Baldinotti – Famiglia (Secc. XVII-XVIII)
Di origine pistoiese, un ramo fiorì a Roma nei secc. XVII-XVIII, con ascrizione per qualche tempo al patriziato romano. E’ qui ricordata per la sua presenza nel Lazio. Il primo a stabilirsi a Roma fu il finanziere Zanobi, che come appaltatore delle dogane pontificie si arricchì molto. Fu anche appaltatore dei rifornimenti di neve e ghiaccio, che prelevava sui monti sopra Rocca Priora; perciò ivi eresse nel 1660 la piccola chiesa intitolata alla Madonna della Neve, apponendovi un’iscrizione con il proprio stemma (la chiesa sarà in seguito rifatta). Il figlio Cesare (1630-1728), oltre a succedere a Zanobi come titolare dell’appalto delle dogane, fu ammesso a cariche riservate alla nobiltà cittadina (guardiano dell’Ospedale della Consolazione, Conservatore del Comune) e si nobilitò anche sposando Marta Ghezzi di Otranto dei duchi di Carpineto. Per accedere a un titolo nobiliare, acquistò dal duca di Bracciano Flavio Orsini la vasta tenuta di Rota (5 ott. 1664). Per valorizzare quel piccolo castello, sito non lontano da Tolfa, non esitò a investirvi ingenti somme tratte dal suo banco romano: Rota si arricchì di edifici, divenendo un borgo agricolo ben pianificato accanto al palazzo già ivi eretto dai Santacroce.
L’ascesa al soglio pontificio del pistoiese Clemente IX favorì le aspettative di Cesare, che ottenne il titolo di marchese di Rota (14 ag. 1668). Da quel momento adottò un tenore di vita aristocratico, frequentando le rappresentazioni teatrali, acquistando manoscritti e libri rari, sostenendo con generosi contributi le attività dell’Arciconfraternita dei Fiorentini cui apparteneva, in particolare la stagione oratoriale dell’anno santo 1675. Questa liberalità peraltro contrastava con la singolare avidità con cui conduceva gli affari (come appaltatore delle dogane pretese denaro anche per far entrare in Roma il cadavere del cardinal Antonio Barberini, morto a Nemi). Per Rota, nonostante l’esiguità di quel centro abitato, volle promulgare una sorta di statuto, pubblicato con il suo stemma sul frontespizio (Ordinationi che si doveranno osservare nel castello di Rota, Bracciano 1669; opuscolo di 19 pagine: un esemplare legato in pergamena con fregi dorati nella Biblioteca della Fondazione Besso).
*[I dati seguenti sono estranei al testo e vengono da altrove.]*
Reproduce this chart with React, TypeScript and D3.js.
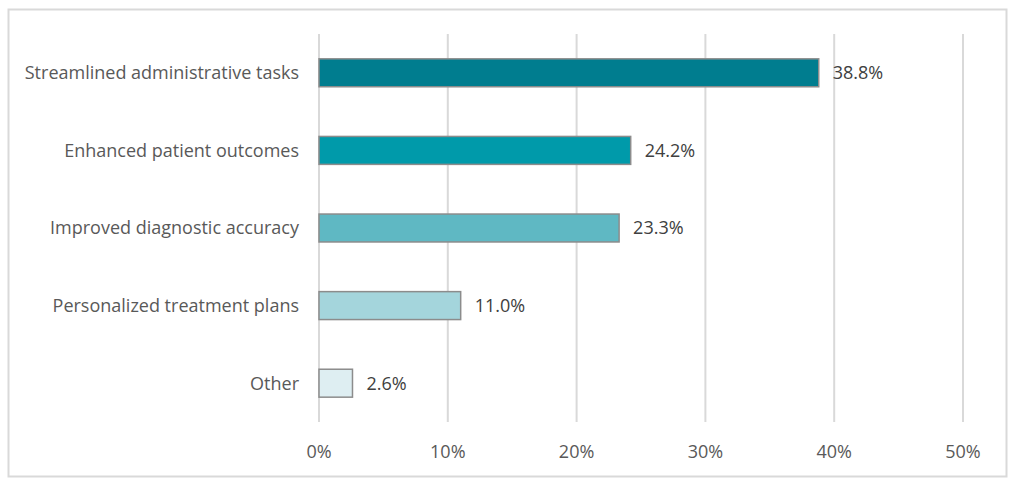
import React, { useEffect, useRef } from 'react';
import * as d3 from 'd3';

const categories = [
  'Streamlined administrative tasks',
  'Enhanced patient outcomes',
  'Improved diagnostic accuracy',
  'Personalized treatment plans',
  'Other',
];
const values = [38.8, 24.2, 23.3, 11.0, 2.6];
const barColors = ['#007D8F', '#009AAA', '#5FB8C3', '#A4D5DC', '#DEEEF2'];
const ticks = [0, 10, 20, 30, 40, 50];

const W = 1024;
const H = 488;

const App: React.FC = () => {
  const svgRef = useRef<SVGSVGElement>(null);

  useEffect(() => {
    if (!svgRef.current) return;
    const svg = d3.select(svgRef.current);
    svg.selectAll('*').remove();

    const font = '"Open Sans", "Segoe UI", sans-serif';

    // outer frame
    svg
      .append('rect')
      .attr('x', 8.5)
      .attr('y', 9.5)
      .attr('width', 998)
      .attr('height', 467)
      .attr('fill', '#fff')
      .attr('stroke', '#d9d9d9')
      .attr('stroke-width', 2);

    const x = d3.scaleLinear().domain([0, 50]).range([319, 963]);
    const y = d3.scaleBand().domain(categories).range([34, 422]).paddingInner(0.64).paddingOuter(0.32);

    // gridlines
    svg
      .append('g')
      .selectAll('line')
      .data(ticks)
      .join('line')
      .attr('x1', (d) => x(d))
      .attr('x2', (d) => x(d))
      .attr('y1', 34)
      .attr('y2', 422)
      .attr('stroke', '#d9d9d9')
      .attr('stroke-width', 2);

    // tick labels
    svg
      .append('g')
      .selectAll('text')
      .data(ticks)
      .join('text')
      .attr('x', (d) => x(d))
      .attr('y', 452)
      .attr('dy', '0.35em')
      .attr('text-anchor', 'middle')
      .attr('font-family', font)
      .attr('font-size', 18)
      .attr('fill', '#595959')
      .text((d) => `${d}%`);

    // bars
    svg
      .append('g')
      .selectAll('rect')
      .data(values)
      .join('rect')
      .attr('x', x(0))
      .attr('y', (_, i) => y(categories[i]) as number)
      .attr('width', (d) => x(d) - x(0))
      .attr('height', y.bandwidth())
      .attr('fill', (_, i) => barColors[i])
      .attr('stroke', '#8c8c8c')
      .attr('stroke-width', 1.5);

    // category labels
    svg
      .append('g')
      .selectAll('text')
      .data(categories)
      .join('text')
      .attr('x', 299)
      .attr('y', (d) => (y(d) as number) + y.bandwidth() / 2)
      .attr('dy', '0.35em')
      .attr('text-anchor', 'end')
      .attr('font-family', font)
      .attr('font-size', 18)
      .attr('fill', '#595959')
      .text((d) => d);

    // value labels
    svg
      .append('g')
      .selectAll('text')
      .data(values)
      .join('text')
      .attr('x', (d) => x(d) + 14)
      .attr('y', (_, i) => (y(categories[i]) as number) + y.bandwidth() / 2)
      .attr('dy', '0.35em')
      .attr('font-family', font)
      .attr('font-size', 18)
      .attr('fill', '#404040')
      .text((d) => `${d.toFixed(1)}%`);
  }, []);

  return (
    <svg
      ref={svgRef}
      width={W}
      height={H}
      style={{ position: 'absolute', left: 0, top: 0, background: '#fff' }}
    />
  );
};

export default App;
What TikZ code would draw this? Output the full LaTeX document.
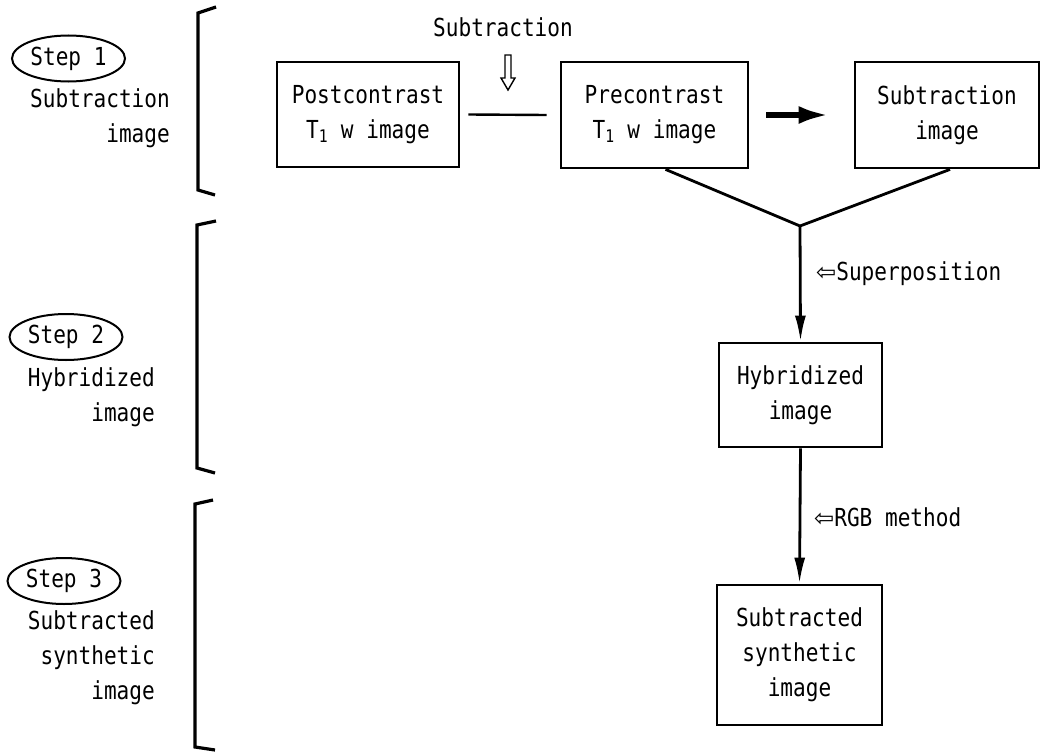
\documentclass[tikz,border=0pt]{standalone}
\usepackage{fontspec}
\usetikzlibrary{arrows.meta,shapes.geometric,calc}
\newfontfamily\dmono[FakeStretch=0.85]{DejaVu Sans Mono}
\newfontfamily\dsym{DejaVu Sans}
\begin{document}
\begin{tikzpicture}[x=1pt,y=-1pt,
  every node/.style={font=\dmono\fontsize{24.8}{35}\selectfont},
  box/.style={draw,line width=2.8pt,inner sep=0pt,align=center},
  stepell/.style={draw,ellipse,line width=2pt,minimum width=113pt,minimum height=46pt,inner sep=0pt},
  lefttxt/.style={align=right,anchor=north east,inner sep=0pt},
  conn/.style={line width=2.8pt},
  flow/.style={conn,-{Latex[length=26pt,width=11pt]}},
  brk/.style={line width=3.2pt,line join=miter},
  lab/.style={anchor=west,inner sep=0pt}
]
\useasboundingbox (0,0) rectangle (1040,752);

% brackets
\draw[brk] (216,7) -- (198,13) -- (198,190) -- (215,195);
\draw[brk] (216,221) -- (197,225) -- (197,468) -- (215,473);
\draw[brk] (213,500) -- (195,504) -- (195,747) -- (215,750);

% step labels
\node[stepell] (s1) at (68.5,58.5) {Step 1};
\node[lefttxt] (s1t) at (170,88) {Subtraction\\image};
\node[stepell] (s2) at (66,337) {Step 2};
\node[lefttxt] (s2t) at (155,367) {Hybridized\\image};
\node[stepell] (s3) at (64,581) {Step 3};
\node[lefttxt] (s3t) at (155,610) {Subtracted\\synthetic\\image};

% boxes
\node[box,minimum width=182pt,minimum height=105pt] (post) at (368,114.5) {Postcontrast\\T\textsubscript{1} w image};
\node[box,minimum width=187pt,minimum height=106pt] (pre) at (654.5,115) {Precontrast\\T\textsubscript{1} w image};
\node[box,minimum width=184pt,minimum height=106pt] (sub) at (947,115) {Subtraction\\image};
\node[box,minimum width=163pt,minimum height=104pt] (hyb) at (800.5,395) {Hybridized\\image};
\node[box,minimum width=165pt,minimum height=140pt] (subd) at (799.5,655) {Subtracted\\synthetic\\image};

% subtraction label and hollow arrow
\node[inner sep=0pt] (sublab) at (503,27) {Subtraction};
\draw[line width=1.4pt,line join=miter] (505,55) -- (511,55) -- (511,78) -- (515,78) -- (508,90) -- (501,78) -- (505,78) -- cycle;

% connectors
\draw[line width=2.4pt] ([xshift=8pt]post.east) -- ([xshift=-13pt]pre.west);
\draw[line width=5.5pt,-{Latex[length=30pt,width=18pt]},shorten <=17pt,shorten >=25pt] (pre.east) -- (sub.west);
\coordinate (j) at (800,226);
\draw[conn,line join=miter] ([xshift=11pt]pre.south) -- (j) -- ([xshift=3pt]sub.south);
\draw[flow] (j) -- (hyb.north);
\draw[flow] (hyb.south) -- (subd.north);

\node[lab] (suplab) at (816,274) {{\dsym\fontsize{24}{24}\selectfont ⇦}Superposition};
\node[lab] (rgblab) at (814,517) {{\dsym\fontsize{24}{24}\selectfont ⇦}RGB method};
\end{tikzpicture}
\end{document}
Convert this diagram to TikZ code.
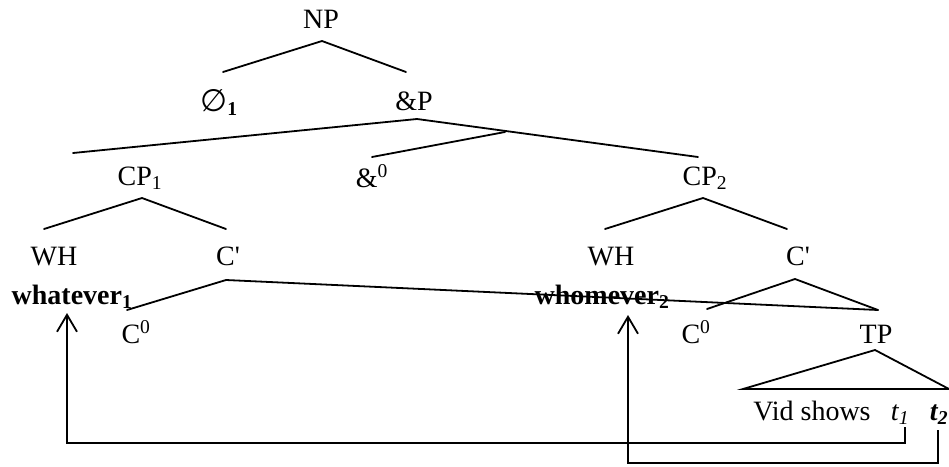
\documentclass[tikz,border=0pt]{standalone}
\usepackage{fontspec}
\setmainfont{Liberation Serif}
\newfontfamily\symfamily{DejaVu Sans}
\usetikzlibrary{arrows.meta}
\begin{document}
\begin{tikzpicture}[x=1pt,y=-1pt,
  lbl/.style={inner sep=0pt,anchor=base,font=\fontsize{28}{33}\selectfont},
  branch/.style={line width=1.8pt,line cap=round},
  move/.style={line width=1.8pt,-{Straight Barb[length=17pt,width=20pt,line width=1.8pt]}}]
\useasboundingbox (0,0) rectangle (949,466);

% labels
\node[lbl] (np)   at (321,28)  {NP};
\node[lbl] (null) at (219,111) {{\symfamily\fontsize{31}{36}\selectfont ∅}\textbf{\textsubscript{1}}};
\node[lbl] (andp) at (414,110) {\&P};
\node[lbl] (cp1)  at (140,185) {CP\textsubscript{1}};
\node[lbl] (amp0) at (372,187) {\&\textsuperscript{0}};
\node[lbl] (cp2)  at (705,185) {CP\textsubscript{2}};
\node[lbl] (wh1)  at (54,265)  {WH};
\node[lbl] (cb1)  at (228,265) {C\textquotesingle};
\node[lbl] (wh2)  at (611,265) {WH};
\node[lbl] (cb2)  at (798,265) {C\textquotesingle};
\node[lbl] (what) at (72,304)  {\textbf{whatever\textsubscript{1}}};
\node[lbl] (whom) at (602,304) {\textbf{whomever\textsubscript{2}}};
\node[lbl] (c01)  at (136,343) {C\textsuperscript{0}};
\node[lbl] (c02)  at (696,343) {C\textsuperscript{0}};
\node[lbl] (tp)   at (876,343) {TP};
\node[lbl] (vid)  at (812,420) {Vid shows};
\node[lbl] (t1)   at (900,420) {\textit{t\textsubscript{1}}};
\node[lbl] (t2)   at (939,420) {\textbf{\textit{t\textsubscript{2}}}};

% branch points
\coordinate (np-a)   at (322,41);
\coordinate (null-t) at (223,72);
\coordinate (andp-t) at (406,72);
\coordinate (andp-a) at (417,119);
\coordinate (cp1-t)  at (73,153);
\coordinate (cp2-t)  at (698,157);
\coordinate (mid)    at (505,132);
\coordinate (amp-t)  at (372,157);
\coordinate (cp1-a)  at (142,198);
\coordinate (wh1-t)  at (44,229);
\coordinate (cb1-t)  at (226,229);
\coordinate (cp2-a)  at (703,198);
\coordinate (wh2-t)  at (605,229);
\coordinate (cb2-t)  at (787,229);
\coordinate (cb1-a)  at (226,280);
\coordinate (c01-t)  at (127,310);
\coordinate (tp-t)   at (878,310);
\coordinate (cb2-a)  at (795,279);
\coordinate (c02-t)  at (707,309);
\coordinate (tp-a)   at (875,350);
\coordinate (tri-l)  at (743,389);
\coordinate (tri-r)  at (949,389);

% tree
\draw[branch] (null-t) -- (np-a) -- (andp-t);
\draw[branch] (cp1-t) -- (andp-a) -- (cp2-t);
\draw[branch] (amp-t) -- (mid);
\draw[branch] (wh1-t) -- (cp1-a) -- (cb1-t);
\draw[branch] (wh2-t) -- (cp2-a) -- (cb2-t);
\draw[branch] (c01-t) -- (cb1-a) -- (tp-t);
\draw[branch] (c02-t) -- (cb2-a) -- (tp-t);
\draw[branch] (tri-l) -- (tp-a) -- (tri-r) -- cycle;

% movement arrows
\coordinate (t1-f)   at (905,427);
\coordinate (t2-f)   at (938,430);
\coordinate (what-h) at (67,313);
\coordinate (whom-h) at (628,315);
\draw[move] (t1-f) -- ++(0,16) -| (what-h);
\draw[move] (t2-f) -- ++(0,33) -| (whom-h);
\end{tikzpicture}
\end{document}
Subito fuori delle mura di Roma ebbe anche una vigna con casino (poi osteria) al distacco della Tuscolana dall’Appia Nuova, distrutta nel 1925 per l’edificazione moderna. Nel 1693 acquistò un edificio sul Corso presso S. Silvestro in Capite, adibendolo a residenza di famiglia e vivendoci con numerosa servitù. Ma di lì a poco sopravvenne un crack finanziario e Cesare finì in fallimento. Costretto a vendere il marchesato di Rota al ricchissimo Francesco Grillo (17 dic. 1698) ed a subire la vendita all’asta di tutti i suoi beni (1701), si rifugiò presso il conte Francesco Maria Carpegna, marito di sua figlia Ginevra; ivi morì molti anni dopo e fu sepolto in S. Eustachio. Con Ginevra, erede dei suoi debiti e rimasta vedova nel 1749, si estinse la famiglia.
Arme: alla banda caricata da tre corone d’alloro, accompagnata in capo e in punta da due stelle; gli smalti non sono noti.
BIBL. e FONTI – AVR, Parr. di S. Eustachio, Morti, III, ad diem 9.3.1728; Parr. di S. Maria in Via, Stato delle Anime 1696, f. 136. «Fasti Capitolini» (tabula 1668). Marchesi 1735, vol. II; Tomassetti, I, p. 182, II, p. 332, III, p. 332, IV, pp. 51, 61, 538, 564; Silvestrelli, pp. 591-592; Fiorani 1985, p. 350; Franchi 1988, pp. 371, 374; Rostirolla 1988, p. 586; Lepri – Mazzocchi 1997; Lalli 2003, n. 59.